Je viens de lire, mon amour, mon cher petit manuscrit. J’en suis de plus en plus contente, c’est fort heureux, n’est-ce pas ? Eh bien c’est comme ça, si je ne copie pas ce soir, c’est parce que vous n’êtes pas pressé et que j’ai moins mal à la tête et que je voudrais tâcher de me guérir. Du reste, si j’avais dû attendre à copier pour lire, j’aurais copiéa tout de suite sans attendre une seconde. Voilà mon opinion politique et littéraire. Dites donc, Toto, si vous pouvez me conduire ce soir chez Barbedienne, vous me ferez joliment plaisir. Je voudrais savoir un peu ce qui empêche mon buste d’arriver [5]. J’ai une peur de chien que votre aimable accueil de l’autre fois ne retombe en rosée malfaisante sur ce pauvre plâtre qui n’en peut mais. D’ailleurs, cela me donnerait l’occasion d’être avec vous, ce dont je ne serais pas très fâchée entre nous soit dit. Dites donc, Toto, il m’est venu une idée : si j’écrivais à Jourdain que…. vous êtes une bête, il me semble que ça ne ferait pas mal ? Dites donc, Toto, je n’ai plus que deux mois et deux jours. Dites donc, Toto, je vous aime de toute mon âme. Dites donc, Toto, je vous adore.

Juliette

BnF, Mss, NAF 16347, f. 73-74
Transcription de Gwenaëlle Sifferlen assistée de Florence Naugrette

a) « copier ».

Notes

[1Voir la lettre de la veille.

[2Juliette parle d’une petite boîte à tiroirs qu’elle réclame depuis le début de l’année, et que Hugo a promis de lui offrir pour le nouvel an. Cela fait quelque temps qu’elle fait ainsi le décompte des jours qui la séparent encore de ce cadeau tant attendu qu’elle recevra finalement en avance le 19 novembre.

[3Juliette fait référence à une anecdote qu’elle a lue la veille dans Le Messager et qui lui a déjà donné l’occasion de menacer Hugo en cas d’infidélité.

[4Depuis 1834, Hugo et Juliette ont pris l’habitude d’effectuer un voyage de quelques semaines ou mois pendant l’été et le printemps. L’année précédente, ils ont visité les bords du Rhin et la vallée du Neckar mais en 1841, le poète est trop occupé par la rédaction monumentale du Rhin, et leur voyage annuel n’aura pas lieu.

[5Ferdinand Barbedienne (1810-1892) : industriel français, connu pour sa fonderie de bronze de reproduction d’art. Il réalise un buste que Juliette recevra enfin de Hugo le 29 novembre.
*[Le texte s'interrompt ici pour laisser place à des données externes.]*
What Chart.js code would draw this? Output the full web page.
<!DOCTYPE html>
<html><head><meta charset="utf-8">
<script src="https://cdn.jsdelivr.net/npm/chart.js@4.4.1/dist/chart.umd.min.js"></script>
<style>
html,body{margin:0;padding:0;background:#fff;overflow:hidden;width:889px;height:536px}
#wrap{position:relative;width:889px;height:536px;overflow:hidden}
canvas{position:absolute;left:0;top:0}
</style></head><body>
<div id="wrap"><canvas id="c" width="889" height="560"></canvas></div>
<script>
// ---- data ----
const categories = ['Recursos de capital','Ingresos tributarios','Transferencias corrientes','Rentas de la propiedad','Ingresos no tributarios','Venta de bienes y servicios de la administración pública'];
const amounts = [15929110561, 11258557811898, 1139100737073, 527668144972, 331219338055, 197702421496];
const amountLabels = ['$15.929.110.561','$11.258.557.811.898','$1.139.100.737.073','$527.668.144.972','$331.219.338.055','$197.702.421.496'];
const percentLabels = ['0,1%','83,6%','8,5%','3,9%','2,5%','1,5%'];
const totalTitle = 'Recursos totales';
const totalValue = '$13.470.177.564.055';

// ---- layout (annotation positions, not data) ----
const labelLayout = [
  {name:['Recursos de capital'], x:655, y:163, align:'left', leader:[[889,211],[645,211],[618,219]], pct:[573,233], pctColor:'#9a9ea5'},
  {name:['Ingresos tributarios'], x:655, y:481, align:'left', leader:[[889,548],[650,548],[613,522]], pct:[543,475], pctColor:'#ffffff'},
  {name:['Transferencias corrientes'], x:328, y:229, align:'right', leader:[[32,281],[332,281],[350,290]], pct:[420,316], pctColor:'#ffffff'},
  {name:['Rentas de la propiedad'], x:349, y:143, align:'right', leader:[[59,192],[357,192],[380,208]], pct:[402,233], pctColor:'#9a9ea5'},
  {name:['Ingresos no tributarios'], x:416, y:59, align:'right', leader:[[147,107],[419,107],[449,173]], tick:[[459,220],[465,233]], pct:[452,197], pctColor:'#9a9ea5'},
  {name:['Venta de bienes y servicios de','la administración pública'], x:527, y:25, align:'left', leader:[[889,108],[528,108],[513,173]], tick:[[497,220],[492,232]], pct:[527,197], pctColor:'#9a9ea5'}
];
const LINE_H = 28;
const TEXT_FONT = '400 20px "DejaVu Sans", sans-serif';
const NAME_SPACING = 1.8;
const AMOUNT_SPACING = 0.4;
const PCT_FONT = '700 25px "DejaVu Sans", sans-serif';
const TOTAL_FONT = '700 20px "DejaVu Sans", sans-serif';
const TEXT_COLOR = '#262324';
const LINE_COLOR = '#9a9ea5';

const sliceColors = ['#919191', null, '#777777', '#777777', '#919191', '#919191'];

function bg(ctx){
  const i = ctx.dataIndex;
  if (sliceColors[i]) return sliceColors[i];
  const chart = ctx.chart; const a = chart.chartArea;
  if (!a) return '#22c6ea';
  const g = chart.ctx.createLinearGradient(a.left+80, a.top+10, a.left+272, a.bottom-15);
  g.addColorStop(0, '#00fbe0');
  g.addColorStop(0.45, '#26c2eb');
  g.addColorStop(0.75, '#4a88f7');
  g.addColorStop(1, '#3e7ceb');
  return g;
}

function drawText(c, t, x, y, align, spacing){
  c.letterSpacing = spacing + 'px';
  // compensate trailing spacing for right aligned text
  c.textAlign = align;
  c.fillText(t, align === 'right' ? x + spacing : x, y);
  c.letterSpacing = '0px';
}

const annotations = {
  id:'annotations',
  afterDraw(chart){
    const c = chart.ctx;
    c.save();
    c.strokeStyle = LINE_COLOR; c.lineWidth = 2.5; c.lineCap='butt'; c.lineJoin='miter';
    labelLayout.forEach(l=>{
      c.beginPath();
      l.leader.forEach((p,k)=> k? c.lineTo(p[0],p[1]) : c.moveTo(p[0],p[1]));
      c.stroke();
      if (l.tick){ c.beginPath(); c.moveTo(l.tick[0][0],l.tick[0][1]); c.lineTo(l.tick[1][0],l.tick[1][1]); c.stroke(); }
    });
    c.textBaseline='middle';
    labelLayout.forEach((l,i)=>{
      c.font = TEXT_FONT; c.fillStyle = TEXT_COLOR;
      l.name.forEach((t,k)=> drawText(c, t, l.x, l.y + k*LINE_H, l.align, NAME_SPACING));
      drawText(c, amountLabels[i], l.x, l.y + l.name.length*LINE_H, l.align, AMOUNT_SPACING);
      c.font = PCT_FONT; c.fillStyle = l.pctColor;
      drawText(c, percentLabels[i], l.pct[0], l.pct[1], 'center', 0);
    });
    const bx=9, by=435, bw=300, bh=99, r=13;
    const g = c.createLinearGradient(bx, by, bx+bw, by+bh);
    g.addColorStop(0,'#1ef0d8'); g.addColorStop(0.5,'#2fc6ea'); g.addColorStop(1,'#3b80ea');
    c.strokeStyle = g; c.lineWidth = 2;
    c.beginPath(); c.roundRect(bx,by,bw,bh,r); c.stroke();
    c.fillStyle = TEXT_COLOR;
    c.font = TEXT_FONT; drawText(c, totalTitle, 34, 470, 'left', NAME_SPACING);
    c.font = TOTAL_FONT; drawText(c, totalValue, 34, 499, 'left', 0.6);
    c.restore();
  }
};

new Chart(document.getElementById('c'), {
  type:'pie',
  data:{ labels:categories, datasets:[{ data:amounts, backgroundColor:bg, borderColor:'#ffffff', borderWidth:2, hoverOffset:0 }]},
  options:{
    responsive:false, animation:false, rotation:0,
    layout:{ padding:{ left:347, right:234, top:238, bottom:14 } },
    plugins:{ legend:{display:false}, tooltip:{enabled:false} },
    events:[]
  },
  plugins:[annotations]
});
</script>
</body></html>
Dans sa transcription d’une lettre de novembre 1841, Jean-Marc Hovasse émet l’hypothèse qu’« il s’agit très vraisemblablement d’un buste en bronze, lauré ou non, par David d’Angers, fondu par F. Barbedienne. Certains laurés sont datés de 1842, d’autres, sans laurier, sont sans date ».